::: PROVIDED MATERIAL

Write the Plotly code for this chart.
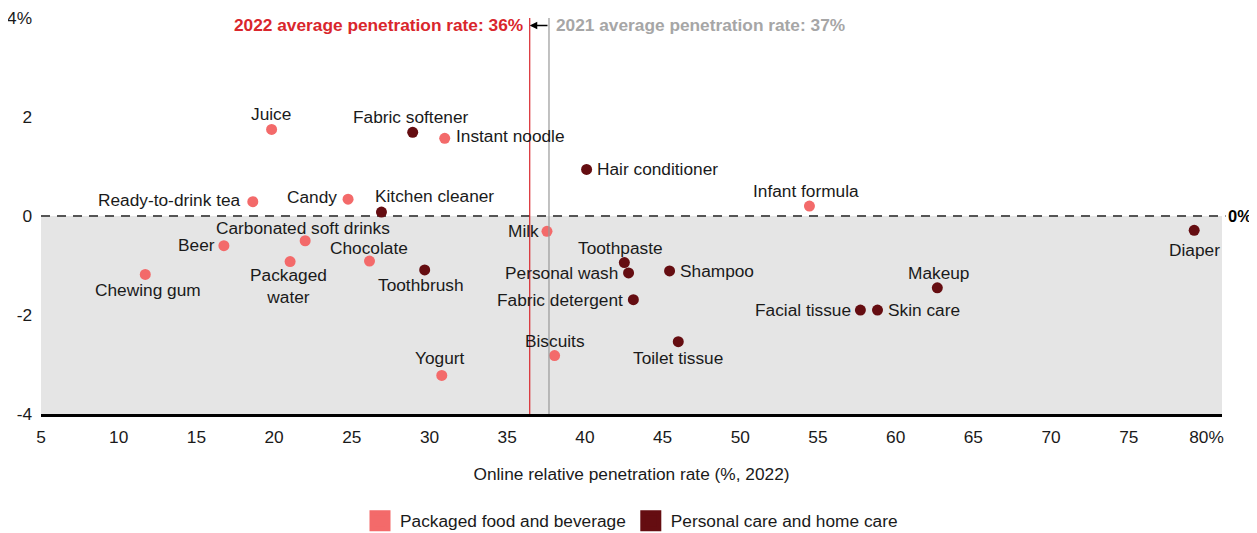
import plotly.graph_objects as go

# ---------------- data ----------------
food_names = ["Juice", "Instant noodle", "Ready-to-drink tea", "Candy", "Infant formula",
              "Carbonated soft drinks", "Beer", "Packaged<br>water", "Chocolate", "Chewing gum",
              "Milk", "Biscuits", "Yogurt"]
food_x = [19.84, 30.98, 18.63, 24.76, 54.45, 22.0, 16.77, 21.03, 26.14, 11.71, 37.56, 38.05, 30.79]
food_y = [1.75, 1.57, 0.29, 0.34, 0.20, -0.50, -0.60, -0.92, -0.91, -1.18, -0.31, -2.82, -3.22]

care_names = ["Fabric softener", "Hair conditioner", "Kitchen cleaner", "Toothbrush", "Toothpaste",
              "Personal wash", "Shampoo", "Fabric detergent", "Toilet tissue", "Makeup",
              "Facial tissue", "Skin care", "Diaper"]
care_x = [28.92, 40.11, 26.91, 29.69, 42.54, 42.81, 45.45, 43.12, 46.01, 62.68, 57.73, 58.83, 79.21]
care_y = [1.69, 0.94, 0.08, -1.09, -0.94, -1.15, -1.11, -1.69, -2.54, -1.45, -1.90, -1.90, -0.29]

avg_2022 = 36.45
avg_2021 = 37.69
x_ticks = [5, 10, 15, 20, 25, 30, 35, 40, 45, 50, 55, 60, 65, 70, 75, 80]
x_ticktext = ["5", "10", "15", "20", "25", "30", "35", "40", "45", "50", "55", "60", "65", "70", "75", "80%"]
y_ticks = [-4, -2, 0, 2, 4]
y_ticktext = ["-4", "-2", "0", "2", "4%"]

# label placement (style): (xanchor, x shift px, y shift px)
food_lbl = [("center", -1, 15), ("left", 9, 2), ("right", -10, 2), ("right", -9, 2), ("center", -3, 15),
            ("center", -2, 13), ("right", -7, 1), ("center", -2, -24), ("center", -1, 13), ("center", 3, -16),
            ("right", -6, 0), ("center", 0, 15), ("center", -2, 17)]
care_lbl = [("center", -2, 15), ("left", 8, 0), ("left", -8, 16), ("center", -4, -15), ("center", -4, 15),
            ("right", -9, 0), ("left", 8, 0), ("right", -8, 0), ("center", 0, -16), ("center", 1, 15),
            ("right", -7, 0), ("left", 9, 0), ("center", 0, -20)]

LIGHT = "#f36a6a"
DARK = "#650d11"
RED = "#d9262c"
GRAYTXT = "#a6a6a6"
FONT = "Liberation Sans, Arial, sans-serif"
FS = 17.3

fig = go.Figure()

fig.add_trace(go.Scatter(x=food_x, y=food_y, mode="markers", showlegend=False,
                         marker=dict(color=LIGHT, size=11), hoverinfo="skip"))
fig.add_trace(go.Scatter(x=care_x, y=care_y, mode="markers", showlegend=False,
                         marker=dict(color=DARK, size=11), hoverinfo="skip"))
# legend entries
fig.add_trace(go.Scatter(x=[None], y=[None], mode="markers", name="Packaged food and beverage",
                         marker=dict(color=LIGHT, size=16, symbol="square",
                                     line=dict(color=LIGHT, width=5))))
fig.add_trace(go.Scatter(x=[None], y=[None], mode="markers", name="Personal care and home care",
                         marker=dict(color=DARK, size=16, symbol="square",
                                     line=dict(color=DARK, width=5))))

annotations = []
for names, xs, ys, lbl in [(food_names, food_x, food_y, food_lbl), (care_names, care_x, care_y, care_lbl)]:
    for n, x, y, (anc, dx, dy) in zip(names, xs, ys, lbl):
        annotations.append(dict(x=x, y=y, xref="x", yref="y", text=n, showarrow=False,
                                xanchor=anc, yanchor="middle", xshift=dx, yshift=dy,
                                font=dict(size=FS, color="#1a1a1a", family=FONT)))

# average lines labels
annotations.append(dict(x=avg_2022, y=1, xref="x", yref="paper", yanchor="top", xanchor="right",
                        xshift=-5, yshift=5, showarrow=False,
                        text="<b>2022 average penetration rate: 36%</b>",
                        font=dict(size=17.3, color=RED, family=FONT)))
annotations.append(dict(x=avg_2021, y=1, xref="x", yref="paper", yanchor="top", xanchor="left",
                        xshift=5, yshift=5, showarrow=False,
                        text="<b>2021 average penetration rate: 37%</b>",
                        font=dict(size=17.3, color=GRAYTXT, family=FONT)))
annotations.append(dict(x=avg_2022, y=3.85, ax=avg_2021, ay=3.85, xref="x", yref="y",
                        axref="x", ayref="y", text="", showarrow=True, arrowhead=2,
                        arrowsize=1, arrowwidth=1.5, arrowcolor="black"))
annotations.append(dict(x=1, y=0, xref="paper", yref="y", xanchor="left", yanchor="middle",
                        xshift=4, showarrow=False, text="<b>0%</b>",
                        font=dict(size=16.5, color="black", family=FONT)))

shapes = [
    dict(type="rect", xref="paper", yref="y", x0=0, x1=1, y0=-4, y1=0,
         fillcolor="#e5e5e5", line=dict(width=0), layer="below"),
    dict(type="line", xref="paper", yref="y", x0=0, x1=1.003, y0=0, y1=0,
         line=dict(color="#555555", width=2, dash="9px,7px"), layer="below"),
    dict(type="line", xref="x", yref="paper", x0=avg_2022, x1=avg_2022, y0=0, y1=1,
         line=dict(color=RED, width=1.2), layer="above"),
    dict(type="line", xref="x", yref="paper", x0=avg_2021, x1=avg_2021, y0=0, y1=1,
         line=dict(color="#999999", width=1.2), layer="above"),
]

fig.update_layout(
    width=1249, height=525,
    margin=dict(l=33, r=35, t=10, b=119, autoexpand=False),
    paper_bgcolor="white", plot_bgcolor="white",
    font=dict(family=FONT, size=FS, color="#1a1a1a"),
    shapes=shapes, annotations=annotations,
    showlegend=True,
    legend=dict(orientation="h", x=0.5, xanchor="center", y=-0.27, yanchor="middle",
                font=dict(size=FS, family=FONT, color="#1a1a1a"), itemsizing="trace"),
    xaxis=dict(range=[5, 81], tickvals=x_ticks, ticktext=x_ticktext, showgrid=False,
               zeroline=False, showline=True, linecolor="black", linewidth=3,
               ticks="", ticklabelstandoff=5, tickfont=dict(size=FS),
               title=dict(text="Online relative penetration rate (%, 2022)", standoff=23,
                          font=dict(size=FS, family=FONT, color="#1a1a1a"))),
    yaxis=dict(range=[-4, 4], tickvals=y_ticks, ticktext=y_ticktext, showgrid=False,
               zeroline=False, showline=False, ticks="", ticklabelstandoff=8,
               tickfont=dict(size=FS)),
)

fig.write_html("out.html")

::::::

Write out the listing word for word, omitting the pictures it holds.

Write the Plotly code for this chart.
import plotly.graph_objects as go

# ---------------- data ----------------
food_names = ["Juice", "Instant noodle", "Ready-to-drink tea", "Candy", "Infant formula",
              "Carbonated soft drinks", "Beer", "Packaged<br>water", "Chocolate", "Chewing gum",
              "Milk", "Biscuits", "Yogurt"]
food_x = [19.84, 30.98, 18.63, 24.76, 54.45, 22.0, 16.77, 21.03, 26.14, 11.71, 37.56, 38.05, 30.79]
food_y = [1.75, 1.57, 0.29, 0.34, 0.20, -0.50, -0.60, -0.92, -0.91, -1.18, -0.31, -2.82, -3.22]

care_names = ["Fabric softener", "Hair conditioner", "Kitchen cleaner", "Toothbrush", "Toothpaste",
              "Personal wash", "Shampoo", "Fabric detergent", "Toilet tissue", "Makeup",
              "Facial tissue", "Skin care", "Diaper"]
care_x = [28.92, 40.11, 26.91, 29.69, 42.54, 42.81, 45.45, 43.12, 46.01, 62.68, 57.73, 58.83, 79.21]
care_y = [1.69, 0.94, 0.08, -1.09, -0.94, -1.15, -1.11, -1.69, -2.54, -1.45, -1.90, -1.90, -0.29]

avg_2022 = 36.45
avg_2021 = 37.69
x_ticks = [5, 10, 15, 20, 25, 30, 35, 40, 45, 50, 55, 60, 65, 70, 75, 80]
x_ticktext = ["5", "10", "15", "20", "25", "30", "35", "40", "45", "50", "55", "60", "65", "70", "75", "80%"]
y_ticks = [-4, -2, 0, 2, 4]
y_ticktext = ["-4", "-2", "0", "2", "4%"]

# label placement (style): (xanchor, x shift px, y shift px)
food_lbl = [("center", -1, 15), ("left", 9, 2), ("right", -10, 2), ("right", -9, 2), ("center", -3, 15),
            ("center", -2, 13), ("right", -7, 1), ("center", -2, -24), ("center", -1, 13), ("center", 3, -16),
            ("right", -6, 0), ("center", 0, 15), ("center", -2, 17)]
care_lbl = [("center", -2, 15), ("left", 8, 0), ("left", -8, 16), ("center", -4, -15), ("center", -4, 15),
            ("right", -9, 0), ("left", 8, 0), ("right", -8, 0), ("center", 0, -16), ("center", 1, 15),
            ("right", -7, 0), ("left", 9, 0), ("center", 0, -20)]

LIGHT = "#f36a6a"
DARK = "#650d11"
RED = "#d9262c"
GRAYTXT = "#a6a6a6"
FONT = "Liberation Sans, Arial, sans-serif"
FS = 17.3

fig = go.Figure()

fig.add_trace(go.Scatter(x=food_x, y=food_y, mode="markers", showlegend=False,
                         marker=dict(color=LIGHT, size=11), hoverinfo="skip"))
fig.add_trace(go.Scatter(x=care_x, y=care_y, mode="markers", showlegend=False,
                         marker=dict(color=DARK, size=11), hoverinfo="skip"))
# legend entries
fig.add_trace(go.Scatter(x=[None], y=[None], mode="markers", name="Packaged food and beverage",
                         marker=dict(color=LIGHT, size=16, symbol="square",
                                     line=dict(color=LIGHT, width=5))))
fig.add_trace(go.Scatter(x=[None], y=[None], mode="markers", name="Personal care and home care",
                         marker=dict(color=DARK, size=16, symbol="square",
                                     line=dict(color=DARK, width=5))))

annotations = []
for names, xs, ys, lbl in [(food_names, food_x, food_y, food_lbl), (care_names, care_x, care_y, care_lbl)]:
    for n, x, y, (anc, dx, dy) in zip(names, xs, ys, lbl):
        annotations.append(dict(x=x, y=y, xref="x", yref="y", text=n, showarrow=False,
                                xanchor=anc, yanchor="middle", xshift=dx, yshift=dy,
                                font=dict(size=FS, color="#1a1a1a", family=FONT)))

# average lines labels
annotations.append(dict(x=avg_2022, y=1, xref="x", yref="paper", yanchor="top", xanchor="right",
                        xshift=-5, yshift=5, showarrow=False,
                        text="<b>2022 average penetration rate: 36%</b>",
                        font=dict(size=17.3, color=RED, family=FONT)))
annotations.append(dict(x=avg_2021, y=1, xref="x", yref="paper", yanchor="top", xanchor="left",
                        xshift=5, yshift=5, showarrow=False,
                        text="<b>2021 average penetration rate: 37%</b>",
                        font=dict(size=17.3, color=GRAYTXT, family=FONT)))
annotations.append(dict(x=avg_2022, y=3.85, ax=avg_2021, ay=3.85, xref="x", yref="y",
                        axref="x", ayref="y", text="", showarrow=True, arrowhead=2,
                        arrowsize=1, arrowwidth=1.5, arrowcolor="black"))
annotations.append(dict(x=1, y=0, xref="paper", yref="y", xanchor="left", yanchor="middle",
                        xshift=4, showarrow=False, text="<b>0%</b>",
                        font=dict(size=16.5, color="black", family=FONT)))

shapes = [
    dict(type="rect", xref="paper", yref="y", x0=0, x1=1, y0=-4, y1=0,
         fillcolor="#e5e5e5", line=dict(width=0), layer="below"),
    dict(type="line", xref="paper", yref="y", x0=0, x1=1.003, y0=0, y1=0,
         line=dict(color="#555555", width=2, dash="9px,7px"), layer="below"),
    dict(type="line", xref="x", yref="paper", x0=avg_2022, x1=avg_2022, y0=0, y1=1,
         line=dict(color=RED, width=1.2), layer="above"),
    dict(type="line", xref="x", yref="paper", x0=avg_2021, x1=avg_2021, y0=0, y1=1,
         line=dict(color="#999999", width=1.2), layer="above"),
]

fig.update_layout(
    width=1249, height=525,
    margin=dict(l=33, r=35, t=10, b=119, autoexpand=False),
    paper_bgcolor="white", plot_bgcolor="white",
    font=dict(family=FONT, size=FS, color="#1a1a1a"),
    shapes=shapes, annotations=annotations,
    showlegend=True,
    legend=dict(orientation="h", x=0.5, xanchor="center", y=-0.27, yanchor="middle",
                font=dict(size=FS, family=FONT, color="#1a1a1a"), itemsizing="trace"),
    xaxis=dict(range=[5, 81], tickvals=x_ticks, ticktext=x_ticktext, showgrid=False,
               zeroline=False, showline=True, linecolor="black", linewidth=3,
               ticks="", ticklabelstandoff=5, tickfont=dict(size=FS),
               title=dict(text="Online relative penetration rate (%, 2022)", standoff=23,
                          font=dict(size=FS, family=FONT, color="#1a1a1a"))),
    yaxis=dict(range=[-4, 4], tickvals=y_ticks, ticktext=y_ticktext, showgrid=False,
               zeroline=False, showline=False, ticks="", ticklabelstandoff=8,
               tickfont=dict(size=FS)),
)

fig.write_html("out.html")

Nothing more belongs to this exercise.